Marketing Analytics, Performance & Attribution

New Research Proves Correlation Between Events and ROI for Enterprise Companies

Rapid revenue growth is fueled by event marketing, according to study by Harvard Business Review Analytic Services and Splash
splash event marketing

– One of the world’s oldest marketing channels—events—is still erroneously labeled as unquantifiable and unpredictable, until now. A new report released today by Splash, the world’s first end-to-end event marketing software, with Harvard Business Review Analytic Services (HBR-AS), confirms a new era for event marketers; one where high-performing companies are investing more in event technology and accurately tying event activity to actual revenues or profits,. Titled, “The Event Marketing Evolution: An Era of Data, Technology, and Revenue Impact,” the study surveyed more than 700 enterprise executives and shared impactful insights on their event strategies.

The report reveals more than 90 percent of companies prioritize hosting events for customers and potential customers, and nearly as many prioritize sponsoring events. Moreover, high-growth companies (those who have seen revenue grow 30 percent or more over the past two years) are increasing their event investment more than others.

Approximately 23 percent of companies say they are able to calculate return on investment (ROI) for events. These Event Optimizers are able to exceed business goals. In addition to experiencing more than 30 percent revenue growth, what these businesses had in common is investment in data-driven event technology, the ability to measure top and bottom funnel metrics, and a shift in strategy from sponsoring to hosting events. According to the study, the “best [technology] adopters are on average more likely to see business value from events and to consider themselves better positioned for future success.”

“More than ever before, it is crucial for businesses to go beyond the digital space to build meaningful relationships, through human, in-person experiences. However, measuring event ROI is challenging and until recently, it was nearly impossible. Now, with the growing investment in events, and the maturation of end-to-end event technology, event marketers have the ability to report on much more than anecdotal results,” said Ben Hindman, CEO of Splash.

Hindman continues, “The study confirms that high-performing companies are especially tapping into the marketing power of events and investing in technology that’s helping them measure the impact of their events down to actual revenue. We see these same trends at Splash in our own top-performing customers, who we refer to as Event Optimizers.”

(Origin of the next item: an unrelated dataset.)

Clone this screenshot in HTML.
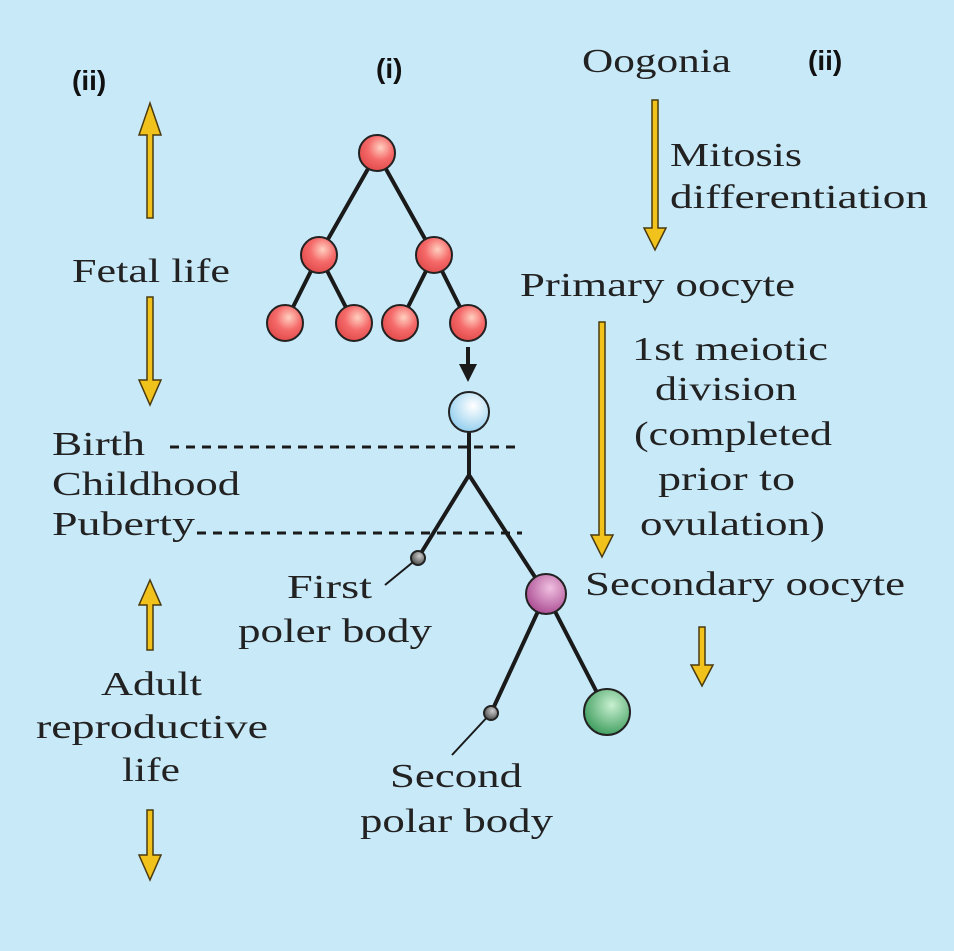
<!DOCTYPE html>
<html><head><style>body{margin:0;background:#c8e9f8}svg{display:block}</style></head><body>
<svg width="954" height="951" viewBox="0 0 954 951" xmlns="http://www.w3.org/2000/svg">
<defs>
<radialGradient id="r" cx="0.6" cy="0.35" r="0.7"><stop offset="0" stop-color="#ffd0c0"/><stop offset="0.5" stop-color="#f56a6a"/><stop offset="1" stop-color="#e04848"/></radialGradient>
<radialGradient id="b" cx="0.6" cy="0.35" r="0.7"><stop offset="0" stop-color="#ffffff"/><stop offset="1" stop-color="#8fcdee"/></radialGradient>
<radialGradient id="p" cx="0.6" cy="0.35" r="0.7"><stop offset="0" stop-color="#f0c0e0"/><stop offset="1" stop-color="#a84890"/></radialGradient>
<radialGradient id="g" cx="0.6" cy="0.35" r="0.7"><stop offset="0" stop-color="#c8f0d0"/><stop offset="1" stop-color="#3a9a5a"/></radialGradient>
<radialGradient id="k" cx="0.6" cy="0.35" r="0.7"><stop offset="0" stop-color="#ccc"/><stop offset="1" stop-color="#444"/></radialGradient>
</defs>
<rect width="954" height="951" fill="#c8e9f8"/>
<g fill="none" stroke="#1a1a1a" stroke-width="4">
<path d="M377 153L319 255M377 153L434 255M319 255L285 323M319 255L354 323M434 255L400 323M434 255L468 323"/>
<path d="M469 412V475L418 558M469 475L546 594L491 713M546 594L607 712"/>
</g>
<g stroke="#1a1a1a" stroke-width="2">
<path d="M418 558L385 585M491 713L452 755"/>
</g>
<g stroke="#222" stroke-width="2">
<circle cx="377" cy="153" r="18" fill="url(#r)"/>
<circle cx="319" cy="255" r="18" fill="url(#r)"/><circle cx="434" cy="255" r="18" fill="url(#r)"/>
<circle cx="285" cy="323" r="18" fill="url(#r)"/><circle cx="354" cy="323" r="18" fill="url(#r)"/>
<circle cx="400" cy="323" r="18" fill="url(#r)"/><circle cx="468" cy="323" r="18" fill="url(#r)"/>
<circle cx="469" cy="412" r="20" fill="url(#b)"/>
<circle cx="546" cy="594" r="20" fill="url(#p)"/>
<circle cx="607" cy="712" r="23" fill="url(#g)"/>
<circle cx="418" cy="558" r="7" fill="url(#k)"/>
<circle cx="491" cy="713" r="7" fill="url(#k)"/>
</g>
<path d="M468 347V366" stroke="#1a1a1a" stroke-width="4"/><path d="M459 364H477L468 382Z" fill="#1a1a1a"/>
<g stroke="#1a1a1a" stroke-width="3" stroke-dasharray="9 7">
<path d="M170 447H520M197 533H522"/>
</g>
<g fill="#f2c21c" stroke="#4a3a10" stroke-width="1.5">
<path d="M147 218V135H139L150 103L161 135H153V218Z"/>
<path d="M147 297V380H139L150 405L161 380H153V297Z"/>
<path d="M147 650V605H139L150 580L161 605H153V650Z"/>
<path d="M147 810V855H139L150 880L161 855H153V810Z"/>
<path d="M652 100V228H644L655 250L666 228H658V100Z"/>
<path d="M599 322V535H591L602 557L613 535H605V322Z"/>
<path d="M699 627V665H691L702 686L713 665H705V627Z"/>
</g>
<g font-family="Liberation Sans, sans-serif" font-weight="bold" font-size="28" fill="#111">
<text x="72" y="90">(ii)</text><text x="376" y="78">(i)</text><text x="808" y="70">(ii)</text>
</g>
<g font-family="Liberation Serif, serif" font-size="34" fill="#222" lengthAdjust="spacingAndGlyphs">
<text x="582" y="72" textLength="149" lengthAdjust="spacingAndGlyphs">Oogonia</text>
<text x="670" y="166" textLength="132" lengthAdjust="spacingAndGlyphs">Mitosis</text>
<text x="670" y="208" textLength="258" lengthAdjust="spacingAndGlyphs">differentiation</text>
<text x="520" y="296" textLength="275" lengthAdjust="spacingAndGlyphs">Primary oocyte</text>
<text x="632" y="360" textLength="196" lengthAdjust="spacingAndGlyphs">1st meiotic</text>
<text x="655" y="400" textLength="142" lengthAdjust="spacingAndGlyphs">division</text>
<text x="634" y="445" textLength="198" lengthAdjust="spacingAndGlyphs">(completed</text>
<text x="658" y="490" textLength="137" lengthAdjust="spacingAndGlyphs">prior to</text>
<text x="640" y="535" textLength="185" lengthAdjust="spacingAndGlyphs">ovulation)</text>
<text x="585" y="595" textLength="320" lengthAdjust="spacingAndGlyphs">Secondary oocyte</text>
<text x="72" y="282" textLength="158" lengthAdjust="spacingAndGlyphs">Fetal life</text>
<text x="52" y="455" textLength="93" lengthAdjust="spacingAndGlyphs">Birth</text>
<text x="52" y="495" textLength="188" lengthAdjust="spacingAndGlyphs">Childhood</text>
<text x="52" y="535" textLength="143" lengthAdjust="spacingAndGlyphs">Puberty</text>
<text x="287" y="598" textLength="85" lengthAdjust="spacingAndGlyphs">First</text>
<text x="238" y="642" textLength="194" lengthAdjust="spacingAndGlyphs">poler body</text>
<text x="101" y="695" textLength="101" lengthAdjust="spacingAndGlyphs">Adult</text>
<text x="36" y="738" textLength="232" lengthAdjust="spacingAndGlyphs">reproductive</text>
<text x="122" y="781" textLength="58" lengthAdjust="spacingAndGlyphs">life</text>
<text x="390" y="787" textLength="132" lengthAdjust="spacingAndGlyphs">Second</text>
<text x="360" y="832" textLength="193" lengthAdjust="spacingAndGlyphs">polar body</text>
</g>
</svg>
</body></html>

Survey respondents reported their organizations host, on average, 73 events annually and sponsor another 62; respondents are also devoting significant resources to event marketing activities, with:

  • One third hosting their own trade shows
  • 51 percent employing between one and 10 full time event planning and management employees
  • 27 percent employing 11 or more full time event planning and management employees
  • One in 10 allocating more than half their marketing budget to events
  • 30 percent allocating at least 20 percent of their marketing budget to events
  • Four in 10 reporting that they’ll spend more on hosting events in the year ahead

“Creating in-person business relationships through events is becoming more crucial than ever,” said Alex Clemente, Managing Director of Harvard Business Review Analytic Services. “The study shows that, despite the prevalence of social media and digital growth-strategies, event investments are growing. This is corroborated by our survey respondents, which include senior marketing managers, who state that events drive more business value than other channels.”

Julie Hogan, global face-to-face marketing director, Facebook|Instagram, uses event marketing software that links to the company’s various CRM systems. This method has been integral to improving the company’s event-measuring capabilities over the last two years.
Hogan said in the report, “The face-to-face interactions that take place at events are incredibly powerful. And coming up with ways to measure the return on those interactions, and our investments in those events, is really incredible. We’ve certainly become much more consistent in our ability not only to calculate a return on our investment, but also to make our event team more productive, deliver a better customer experience, and understand how we can do better in the future.”